Maciej Piechotka
On Tue, 2010-02-09 at 16:41 +0000, John Lato wrote:
See http://inmachina.net/~jwlato/haskell/ParsecIteratee.hs for a valid Stream instance using iteratee. Also Gregory Collins recently posted an iteratee wrapper for Attoparsec to haskell-cafe. To my knowledge these are not yet in any packages, but hackage is vast.
Hmm. Am I correct that his implementation caches everything?
The one that John posted (iteratees on top of parsec) has to keep a copy of the entire input, because parsec wants to be able to do arbitrary backtracking on the stream. Attoparsec provides an *incremental* parser. You feed it bite-sized chunks of an input stream, and it either says "ok, I'm done, here's your value, and the rest of the stream I didn't use" or "I couldn't finish, here's a parser continuation you can feed more chunks to." This, of course, is a perfect conceptual match for iteratees -- with a little bit of plumbing you should be able to parse a stream in O(1) space.
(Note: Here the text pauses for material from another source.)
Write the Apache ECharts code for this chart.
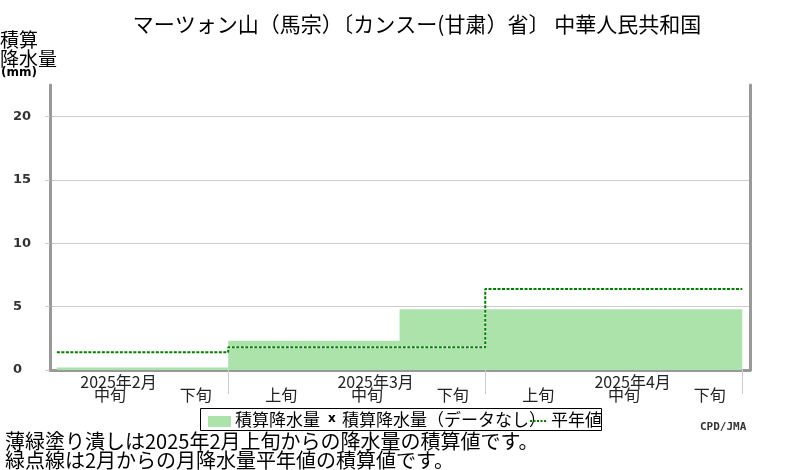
<!DOCTYPE html>
<html><head><meta charset="utf-8">
<script src="https://cdn.jsdelivr.net/npm/echarts@6/dist/echarts.min.js"></script>
<style>html,body{margin:0;padding:0;background:#fff}#c{width:800px;height:470px}</style>
</head><body><div id="c"></div>
<script>
const titleText = 'マーツォン山（馬宗）〔カンスー(甘粛）省〕 中華人民共和国';
const dekadLabels = ['中旬','下旬','上旬','中旬','下旬','上旬','中旬','下旬'];
const monthLabels = ['2025年2月','2025年3月','2025年4月'];
const monthStartDekad = [-1, 2, 5];   // first dekad index of each month (Feb 上旬 = -1, before the shown range)
const accumPrecip = [0.2, 0.2, 2.3, 2.3, 4.8, 4.8, 4.8, 4.8];   // per dekad, mm
const normalAccum = [1.4, 1.8, 6.4];  // accumulated monthly normal, mm
const yTicks = [0, 5, 10, 15, 20];
const footnotes = ['薄緑塗り潰しは2025年2月上旬からの降水量の積算値です。','緑点線は2月からの月降水量平年値の積算値です。'];

const FONT = '"Noto Sans CJK JP", "Noto Sans", sans-serif';
const nD = dekadLabels.length;

const accData = accumPrecip.map((v, i) => [i, v]);
accData.push([nD, accumPrecip[nD - 1]]);

const normData = normalAccum.map((v, i) => [Math.max(monthStartDekad[i], 0), v]);
normData.push([nD, normalAccum[normalAccum.length - 1]]);

const dekadPos = dekadLabels.map((_, i) => i + 0.62);
const monthPos = monthStartDekad.map(s => s + 1.5 + 0.22);

const chart = echarts.init(document.getElementById('c'), null, {renderer: 'canvas'});
const xMin = -0.08, xMax = 8.09;
chart.setOption({
  animation: false,
  grid: {left: 50, right: 50, top: 85, bottom: 100},
  xAxis: [{
    type: 'value', min: xMin, max: xMax, position: 'bottom',
    axisLine: {show: true, onZero: false, lineStyle: {color: '#999', width: 3}},
    axisTick: {show: true, customValues: [2, 5, 8], length: 24, lineStyle: {color: '#ccc', width: 1}},
    splitLine: {show: false},
    axisLabel: {show: true, customValues: dekadPos, margin: 17, fontSize: 16, color: '#222', fontFamily: FONT,
      formatter: v => dekadLabels[Math.round(v - 0.62)] || ''}
  }, {
    type: 'value', min: xMin, max: xMax, position: 'bottom',
    axisLine: {show: false, onZero: false}, axisTick: {show: false}, splitLine: {show: false},
    axisLabel: {show: true, customValues: monthPos, margin: 4, fontSize: 16, color: '#222', fontFamily: FONT,
      formatter: v => { const i = monthPos.findIndex(p => Math.abs(p - v) < 0.01); return i >= 0 ? monthLabels[i] : ''; }}
  }],
  yAxis: [{
    type: 'value', min: 0, max: 22.5, interval: 5, position: 'left',
    axisLine: {show: true, onZero: false, lineStyle: {color: '#999', width: 3}},
    axisTick: {show: true, customValues: yTicks, length: 5, lineStyle: {color: '#ccc'}},
    splitLine: {show: true, lineStyle: {color: '#ccc', width: 1}},
    axisLabel: {customValues: yTicks, align: 'left', margin: 37, fontSize: 13, fontWeight: 'bold', color: '#333',
      fontFamily: '"DejaVu Sans", sans-serif'}
  }, {
    type: 'value', min: 0, max: 22.5, position: 'right',
    axisLine: {show: true, onZero: false, lineStyle: {color: '#999', width: 3}},
    axisTick: {show: false}, axisLabel: {show: false}, splitLine: {show: false}
  }],
  series: [{
    name: '積算降水量', type: 'line', step: 'end', data: accData, showSymbol: false,
    lineStyle: {width: 0}, areaStyle: {color: '#abe3ab', opacity: 1}, z: 2
  }, {
    name: 'normal-under', type: 'line', step: 'end', data: normData, showSymbol: false,
    lineStyle: {color: '#fff', width: 2}, z: 3
  }, {
    name: '平年値', type: 'line', step: 'end', data: normData, showSymbol: false,
    lineStyle: {color: '#008000', width: 2, type: [3, 1.5]}, z: 4
  }],
  graphic: [
    {type: 'text', x: 417, y: 24, style: {text: titleText, font: '21px ' + FONT, fill: '#000', align: 'center', verticalAlign: 'middle'}},
    {type: 'text', x: 0, y: 40, style: {text: '積算', font: '19px ' + FONT, fill: '#000', verticalAlign: 'middle'}},
    {type: 'text', x: 0, y: 59, style: {text: '降水量', font: '19px ' + FONT, fill: '#000', verticalAlign: 'middle'}},
    {type: 'text', x: 1, y: 73, style: {text: '(mm)', font: 'bold 12px "DejaVu Sans", sans-serif', fill: '#000', verticalAlign: 'middle'}},
    {type: 'rect', shape: {x: 200.5, y: 408.5, width: 401, height: 22}, style: {fill: '#fff', stroke: '#000', lineWidth: 1}, z: 10},
    {type: 'rect', shape: {x: 208, y: 416, width: 23, height: 11}, style: {fill: '#abe3ab'}, z: 11},
    {type: 'text', x: 235, y: 420, style: {text: '積算降水量', font: '17px ' + FONT, fill: '#000', verticalAlign: 'middle'}, z: 11},
    {type: 'text', x: 328, y: 419, style: {text: 'x', font: 'bold 12px "DejaVu Sans", sans-serif', fill: '#000', verticalAlign: 'middle'}, z: 11},
    {type: 'text', x: 342, y: 420, style: {text: '積算降水量（データなし）', font: '17px ' + FONT, fill: '#000', verticalAlign: 'middle'}, z: 11},
    {type: 'line', shape: {x1: 530, y1: 421, x2: 547, y2: 421}, style: {stroke: '#008000', lineWidth: 2, lineDash: [2, 1.5]}, z: 12},
    {type: 'text', x: 551, y: 420, style: {text: '平年値', font: '17px ' + FONT, fill: '#000', verticalAlign: 'middle'}, z: 11},
    {type: 'text', x: 700, y: 427, style: {text: 'CPD/JMA', font: 'bold 11px "DejaVu Sans Mono", monospace', fill: '#333', verticalAlign: 'middle'}},
    {type: 'text', x: 5, y: 441, style: {text: footnotes[0], font: '20px ' + FONT, fill: '#000', verticalAlign: 'middle'}, z: 12},
    {type: 'text', x: 5, y: 460, style: {text: footnotes[1], font: '20px ' + FONT, fill: '#000', verticalAlign: 'middle'}, z: 12}
  ]
});
</script></body></html>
I tried to rewrite the implementation using... well imperative linked list. For trivial benchmark it have large improvement (althought it may be due to error in test such as using ByteString) and, I believe, that it allows to free memory before finish.
Results of test on Core 2 Duo 2.8 GHz: 10: 0.000455s 0.000181s 100: 0.000669s 0.001104s 1000: 0.005209s 0.023704s 10000: 0.053292s 1.423443s 100000: 0.508093s 132.208597s
Which column corresponds to which module here, and which module are you
benchmarking against, John's or mine?
G
--
Gregory Collins